Keynotes

Edward Greenspon
Edward Greenspon
President and CEO of the Public Policy Forum, a non-profit Canadian thinktank, worked as Editor-in-Chief of the Globe & Mail and in numerous prominent media roles, over the past 30 years. In 2018 he co-authored, with Taylor Owen, the report Democracy Divided: Countering Disinformation and Hate in the Digital Public Sphere. Democracy Divided offers policy options that respond to the rise of digital platforms to sustain Canadian media and communications systems. Under Greenspon, the Public Policy Forum has produced a number of important studies; its current Digital Democracy project is studying the Canadian media ecosystem leading up to the 2019 federal election, with the goal of setting out policy options; and its Shattered Mirror project examined the state of the Canadian news media in light of the rise of online platforms.

Jesse Wente
Jesse Wente
He is a sought-after Ojibwe broadcaster, curator, producer, activist and public speaker. He's been a columnist covering film and culture on CBC Radio's Metro Morning for 21 years and is also culture columnist for CBC Radio’s Unreserved. He has programmed for film festivals including Reel World, ImagineNative and TIFF and is currently Head of TIFF Cinematheque, overseeing TIFF’s historical film program.

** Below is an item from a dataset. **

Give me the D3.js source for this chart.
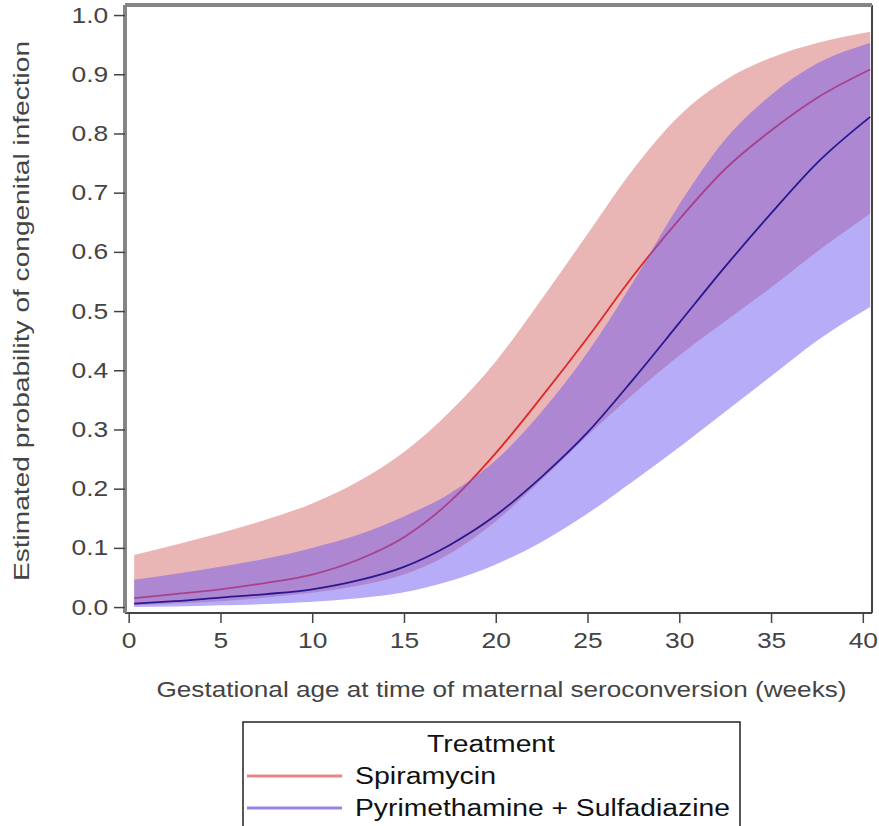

Jesse has curated retrospectives on Stanley Kubrick, Tim Burton, Bernardo Bertolucci, Michael Mann and Kelly Reichardt. In 2012 he curated the world’s largest retrospective of Indigenous films, titled First Peoples Cinema: 1500 Nations, One Tradition and its accompanying gallery exhibition, Home on Native Land. He is currently producing his first film, a screen adaptation of Thomas King’s best-selling book, The Inconvenient Indian. An outspoken advocate for Indigenous rights and First Nations, Metis and Inuit art, he has spoken at the Smithsonian’s National Museum of the American Indian, the Canadian Arts Summit, CMPA’s Prime Time and numerous Universities and Colleges. Jesse currently serves on the board of directors for both the Toronto Arts Council and the Canada Council for the Arts. Jesse lives in Etobicoke with his wife and two children.

Sharon McGowan
Sharon McGowan
She is a founding member and past president of Women in Film and Television Vancouver and serves on the board of directors as Co-Chair of the Advocacy Committee. Her advocacy work has included decades of analysis and lobbying of Canadian film and television funding agencies, regulators, and unions to increase gender equity and diversity. Greenspon, Wente, and McGowan will participate in a keynote panel addressing the question, “How can Canadian media systems respond simultaneously to the challenge of digital platforms and to calls for a greater diversity of on-screen and off-screen voices?”